Aim of the exercise => Copy each line that contains the word "this".

==================================================

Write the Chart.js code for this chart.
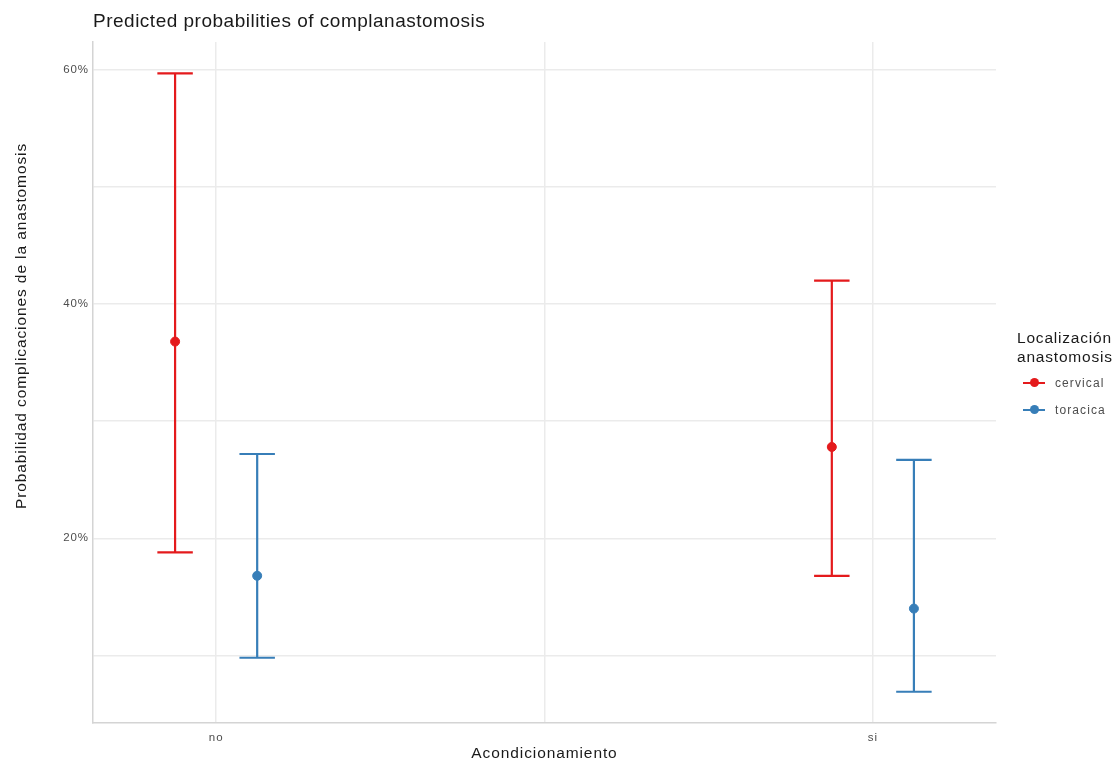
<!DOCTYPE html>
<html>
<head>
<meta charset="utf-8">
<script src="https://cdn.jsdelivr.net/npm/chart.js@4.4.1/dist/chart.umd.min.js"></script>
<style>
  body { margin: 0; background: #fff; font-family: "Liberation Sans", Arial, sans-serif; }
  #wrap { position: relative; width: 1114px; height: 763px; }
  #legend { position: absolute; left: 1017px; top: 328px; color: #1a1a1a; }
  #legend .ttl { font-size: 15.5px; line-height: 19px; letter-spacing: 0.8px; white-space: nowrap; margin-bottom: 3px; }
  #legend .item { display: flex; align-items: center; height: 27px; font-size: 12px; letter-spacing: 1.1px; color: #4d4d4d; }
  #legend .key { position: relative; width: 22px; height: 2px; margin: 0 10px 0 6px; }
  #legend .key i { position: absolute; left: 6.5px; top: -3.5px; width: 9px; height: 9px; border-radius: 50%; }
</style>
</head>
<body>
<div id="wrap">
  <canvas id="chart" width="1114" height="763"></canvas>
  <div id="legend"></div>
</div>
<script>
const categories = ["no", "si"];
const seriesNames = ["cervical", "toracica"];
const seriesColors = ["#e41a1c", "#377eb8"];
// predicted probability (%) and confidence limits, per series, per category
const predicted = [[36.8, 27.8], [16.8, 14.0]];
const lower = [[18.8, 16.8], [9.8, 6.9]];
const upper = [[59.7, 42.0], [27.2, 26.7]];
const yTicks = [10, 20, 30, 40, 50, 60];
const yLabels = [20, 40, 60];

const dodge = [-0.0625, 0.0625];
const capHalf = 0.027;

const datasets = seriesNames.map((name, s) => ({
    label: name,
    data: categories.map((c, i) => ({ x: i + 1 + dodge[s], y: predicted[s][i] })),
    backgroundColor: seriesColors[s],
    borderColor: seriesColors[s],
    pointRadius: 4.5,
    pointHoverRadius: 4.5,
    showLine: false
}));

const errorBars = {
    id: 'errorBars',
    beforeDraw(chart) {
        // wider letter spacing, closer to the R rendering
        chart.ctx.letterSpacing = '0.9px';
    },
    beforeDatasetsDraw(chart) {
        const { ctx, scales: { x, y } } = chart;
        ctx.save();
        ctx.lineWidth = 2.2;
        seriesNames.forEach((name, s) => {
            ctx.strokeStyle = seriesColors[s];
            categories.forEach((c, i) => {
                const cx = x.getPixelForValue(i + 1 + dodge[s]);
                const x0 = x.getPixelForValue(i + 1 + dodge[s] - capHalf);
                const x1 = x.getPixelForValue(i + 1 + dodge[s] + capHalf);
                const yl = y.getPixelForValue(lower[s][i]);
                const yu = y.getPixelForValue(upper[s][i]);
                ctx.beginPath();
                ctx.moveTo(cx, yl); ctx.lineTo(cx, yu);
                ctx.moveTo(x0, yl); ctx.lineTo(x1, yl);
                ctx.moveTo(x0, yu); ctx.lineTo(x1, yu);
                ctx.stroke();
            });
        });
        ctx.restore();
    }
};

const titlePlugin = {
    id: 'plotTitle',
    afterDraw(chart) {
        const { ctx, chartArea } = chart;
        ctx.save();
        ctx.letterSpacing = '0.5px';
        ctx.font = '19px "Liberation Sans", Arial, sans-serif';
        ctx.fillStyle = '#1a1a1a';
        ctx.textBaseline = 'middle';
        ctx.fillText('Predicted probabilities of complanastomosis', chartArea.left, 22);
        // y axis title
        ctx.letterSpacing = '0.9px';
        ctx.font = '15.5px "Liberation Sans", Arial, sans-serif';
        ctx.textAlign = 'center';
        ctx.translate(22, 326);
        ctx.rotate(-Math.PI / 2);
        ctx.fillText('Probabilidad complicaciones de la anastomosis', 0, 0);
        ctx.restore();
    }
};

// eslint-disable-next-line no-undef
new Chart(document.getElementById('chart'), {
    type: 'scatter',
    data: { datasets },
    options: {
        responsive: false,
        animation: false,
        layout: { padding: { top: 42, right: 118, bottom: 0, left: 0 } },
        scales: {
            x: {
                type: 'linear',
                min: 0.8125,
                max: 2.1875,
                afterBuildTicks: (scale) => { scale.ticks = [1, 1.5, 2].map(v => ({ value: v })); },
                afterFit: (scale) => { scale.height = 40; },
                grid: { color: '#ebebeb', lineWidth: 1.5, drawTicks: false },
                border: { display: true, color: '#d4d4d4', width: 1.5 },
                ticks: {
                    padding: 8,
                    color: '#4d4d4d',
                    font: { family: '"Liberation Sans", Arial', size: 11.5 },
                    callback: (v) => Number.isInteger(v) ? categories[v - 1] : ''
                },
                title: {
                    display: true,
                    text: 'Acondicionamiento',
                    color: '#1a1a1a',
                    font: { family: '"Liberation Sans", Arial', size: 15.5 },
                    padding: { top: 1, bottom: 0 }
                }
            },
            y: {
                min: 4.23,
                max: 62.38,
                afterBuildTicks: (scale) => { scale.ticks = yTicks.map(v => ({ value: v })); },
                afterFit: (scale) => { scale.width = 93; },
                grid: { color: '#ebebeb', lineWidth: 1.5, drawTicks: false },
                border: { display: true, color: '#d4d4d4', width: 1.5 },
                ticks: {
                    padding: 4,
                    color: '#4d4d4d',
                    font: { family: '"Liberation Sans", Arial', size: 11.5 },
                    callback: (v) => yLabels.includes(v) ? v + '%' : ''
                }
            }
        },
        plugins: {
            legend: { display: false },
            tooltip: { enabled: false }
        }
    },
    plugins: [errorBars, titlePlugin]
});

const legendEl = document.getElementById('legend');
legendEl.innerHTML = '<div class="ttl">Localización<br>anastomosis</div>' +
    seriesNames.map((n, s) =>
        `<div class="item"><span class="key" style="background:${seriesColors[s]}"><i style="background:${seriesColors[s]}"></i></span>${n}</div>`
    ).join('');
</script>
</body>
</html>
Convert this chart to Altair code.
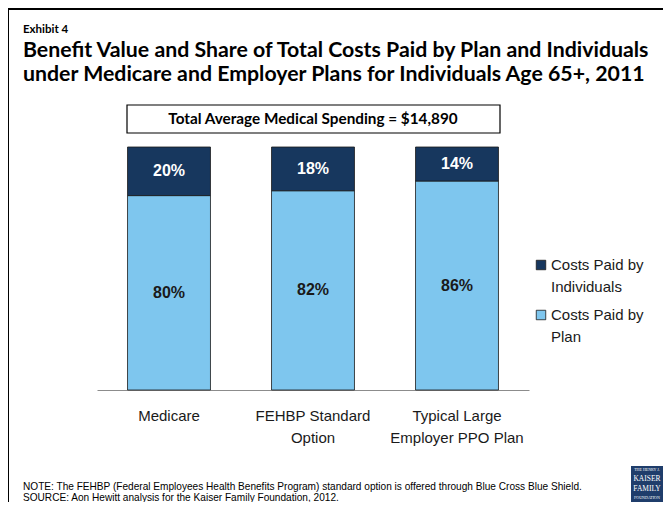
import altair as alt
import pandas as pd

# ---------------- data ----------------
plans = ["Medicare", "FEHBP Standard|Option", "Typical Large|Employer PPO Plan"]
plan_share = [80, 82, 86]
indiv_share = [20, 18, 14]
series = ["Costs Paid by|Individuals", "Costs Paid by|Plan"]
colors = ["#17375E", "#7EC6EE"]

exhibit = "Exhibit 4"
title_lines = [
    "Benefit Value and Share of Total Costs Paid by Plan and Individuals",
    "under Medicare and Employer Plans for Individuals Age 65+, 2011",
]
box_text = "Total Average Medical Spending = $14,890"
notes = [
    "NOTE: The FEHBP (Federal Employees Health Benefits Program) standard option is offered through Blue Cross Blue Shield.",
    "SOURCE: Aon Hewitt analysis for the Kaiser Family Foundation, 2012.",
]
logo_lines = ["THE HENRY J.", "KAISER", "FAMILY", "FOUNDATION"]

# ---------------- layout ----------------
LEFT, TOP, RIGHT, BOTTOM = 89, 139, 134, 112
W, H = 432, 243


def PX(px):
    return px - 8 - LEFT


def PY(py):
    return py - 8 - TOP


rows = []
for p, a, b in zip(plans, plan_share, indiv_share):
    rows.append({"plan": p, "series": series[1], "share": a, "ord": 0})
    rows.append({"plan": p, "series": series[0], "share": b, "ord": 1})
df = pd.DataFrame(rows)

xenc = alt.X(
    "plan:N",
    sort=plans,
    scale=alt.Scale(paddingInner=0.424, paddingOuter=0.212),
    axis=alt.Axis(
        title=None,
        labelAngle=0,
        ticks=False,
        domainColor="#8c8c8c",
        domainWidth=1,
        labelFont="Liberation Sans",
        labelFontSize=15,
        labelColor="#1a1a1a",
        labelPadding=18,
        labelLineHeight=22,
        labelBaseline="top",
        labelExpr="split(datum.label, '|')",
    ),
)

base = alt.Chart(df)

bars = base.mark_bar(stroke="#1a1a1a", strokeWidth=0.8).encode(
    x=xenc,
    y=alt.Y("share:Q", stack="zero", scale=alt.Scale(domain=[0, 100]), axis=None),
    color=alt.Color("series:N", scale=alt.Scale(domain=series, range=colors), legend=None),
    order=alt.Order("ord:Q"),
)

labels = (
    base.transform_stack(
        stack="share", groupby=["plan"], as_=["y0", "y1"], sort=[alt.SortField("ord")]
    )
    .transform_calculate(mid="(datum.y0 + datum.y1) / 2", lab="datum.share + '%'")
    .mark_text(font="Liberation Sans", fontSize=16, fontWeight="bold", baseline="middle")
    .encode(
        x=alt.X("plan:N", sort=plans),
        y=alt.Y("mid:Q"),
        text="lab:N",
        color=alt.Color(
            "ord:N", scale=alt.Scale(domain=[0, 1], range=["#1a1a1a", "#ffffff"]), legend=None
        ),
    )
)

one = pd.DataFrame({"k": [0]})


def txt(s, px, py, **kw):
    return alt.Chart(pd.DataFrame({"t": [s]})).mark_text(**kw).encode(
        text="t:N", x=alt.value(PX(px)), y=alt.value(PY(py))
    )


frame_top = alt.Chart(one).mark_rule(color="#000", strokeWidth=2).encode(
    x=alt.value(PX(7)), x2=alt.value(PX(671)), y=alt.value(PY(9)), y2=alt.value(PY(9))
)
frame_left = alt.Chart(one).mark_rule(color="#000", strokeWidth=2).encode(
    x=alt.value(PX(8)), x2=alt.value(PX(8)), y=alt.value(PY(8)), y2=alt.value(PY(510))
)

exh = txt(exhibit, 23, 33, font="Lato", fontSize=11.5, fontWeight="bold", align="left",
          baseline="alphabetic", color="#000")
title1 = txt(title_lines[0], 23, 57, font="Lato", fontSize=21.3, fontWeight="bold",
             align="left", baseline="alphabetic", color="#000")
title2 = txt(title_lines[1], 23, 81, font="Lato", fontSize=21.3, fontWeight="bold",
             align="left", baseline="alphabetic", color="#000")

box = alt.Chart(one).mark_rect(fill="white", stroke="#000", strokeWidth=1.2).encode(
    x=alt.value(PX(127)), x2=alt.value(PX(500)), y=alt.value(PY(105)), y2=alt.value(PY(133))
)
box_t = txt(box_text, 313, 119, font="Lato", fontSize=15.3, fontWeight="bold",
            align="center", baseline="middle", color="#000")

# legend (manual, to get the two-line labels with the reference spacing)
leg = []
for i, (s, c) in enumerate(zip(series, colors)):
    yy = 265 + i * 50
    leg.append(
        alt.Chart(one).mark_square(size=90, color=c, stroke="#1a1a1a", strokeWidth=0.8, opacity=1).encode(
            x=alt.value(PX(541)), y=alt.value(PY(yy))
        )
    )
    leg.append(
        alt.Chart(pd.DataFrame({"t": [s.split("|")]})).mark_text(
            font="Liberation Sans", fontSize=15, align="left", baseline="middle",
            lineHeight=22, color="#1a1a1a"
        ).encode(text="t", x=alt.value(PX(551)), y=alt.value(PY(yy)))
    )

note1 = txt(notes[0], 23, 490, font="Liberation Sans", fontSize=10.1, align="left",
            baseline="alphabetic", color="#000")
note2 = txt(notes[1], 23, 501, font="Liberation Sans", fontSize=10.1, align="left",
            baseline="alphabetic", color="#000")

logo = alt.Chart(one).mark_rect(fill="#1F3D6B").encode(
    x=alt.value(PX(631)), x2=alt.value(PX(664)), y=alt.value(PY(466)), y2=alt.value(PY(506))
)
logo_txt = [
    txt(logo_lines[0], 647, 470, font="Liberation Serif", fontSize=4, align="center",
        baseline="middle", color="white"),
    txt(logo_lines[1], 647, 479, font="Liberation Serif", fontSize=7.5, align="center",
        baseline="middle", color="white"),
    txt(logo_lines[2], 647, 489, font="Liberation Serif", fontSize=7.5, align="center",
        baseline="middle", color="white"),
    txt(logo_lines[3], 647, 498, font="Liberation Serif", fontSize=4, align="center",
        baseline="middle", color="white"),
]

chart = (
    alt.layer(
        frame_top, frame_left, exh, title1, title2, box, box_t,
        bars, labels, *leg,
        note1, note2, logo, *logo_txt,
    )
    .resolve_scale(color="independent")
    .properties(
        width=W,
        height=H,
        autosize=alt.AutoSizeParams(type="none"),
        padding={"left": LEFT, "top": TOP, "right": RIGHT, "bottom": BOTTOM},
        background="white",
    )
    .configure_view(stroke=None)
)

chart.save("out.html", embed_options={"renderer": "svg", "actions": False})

==================================================

Task output =>
Write the Chart.js code for this chart.
Convert this chart to Altair code.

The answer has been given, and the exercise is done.